Claire L’Heureux-Dubé, the former Supreme Court justice, remains confident the drawbridge is firmly up. “Marriage is a union of two people, period,” she said in Quebec the other day. But it used to be a union of one man and one woman, period. And, if that period got kicked down the page to accommodate a comma and a subordinate clause, why shouldn’t it get kicked again? If the sex of the participants is no longer relevant, why should the number be?
Back in the 1970s, William F. Buckley Jr. was invited to debate feminist author Germaine Greer at the Oxford Union, but found that he and Greer were unable to agree on the wording of the resolution to be debated. After a long exchange of trans-Atlantic telegrams, Buckley in exasperation cabled his final proposal: "Resolved: Give 'em an inch, they'll take a mile."
In that simple phrase, Buckley summed up a basic truth about the conservative instinct. Over and over, we find ourselves fighting what is essentially a defensive battle against the forces of organized radicalism who insist that "social justice" requires that we grant their latest demand.

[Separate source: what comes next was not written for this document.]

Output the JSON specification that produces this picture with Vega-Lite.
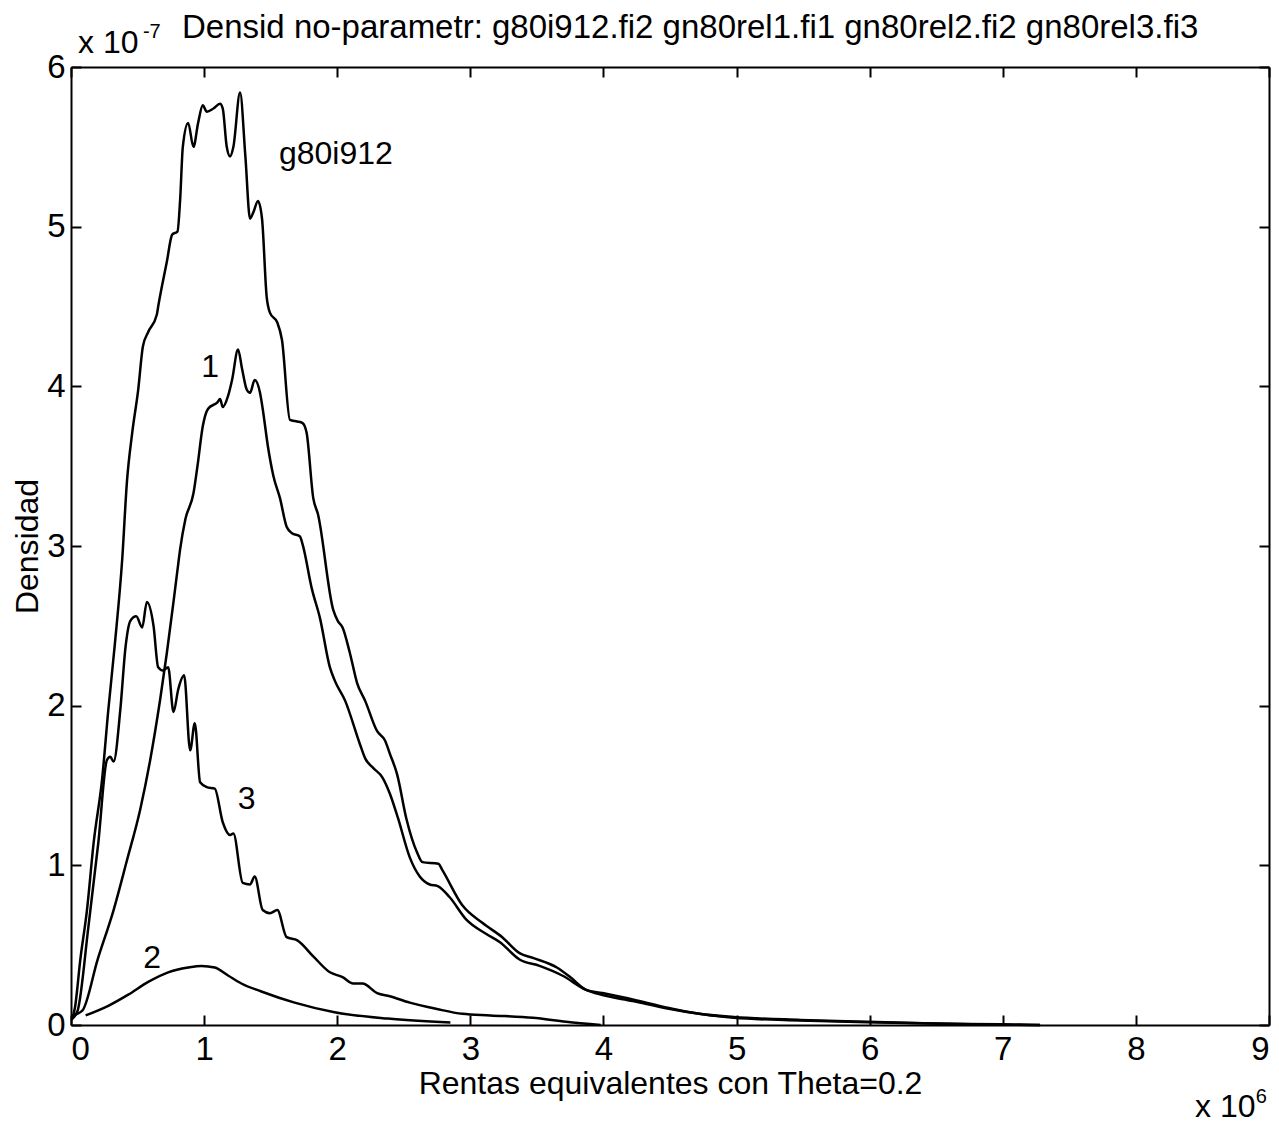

We know, however, that their latest demand is never their lastdemand. Grant the radicals everything they demand today, and tomorrow they will return with new demands that they insist are urgently necessary to satisfy the requirements of social justice.
When they refer to themselves as "progressives," radicals express their own basic truth: Their method of operation is always to move steadily forward, seeking a progressive series of victories, each new gain exploited to lay the groundwork for the next advance, as the opposition progressively yields terrain. Such is the remorseless aggression of radicalism that conservatives forever find themselves contemplating the latest "progressive" demand and asking, "Is this a hill worth dying on?"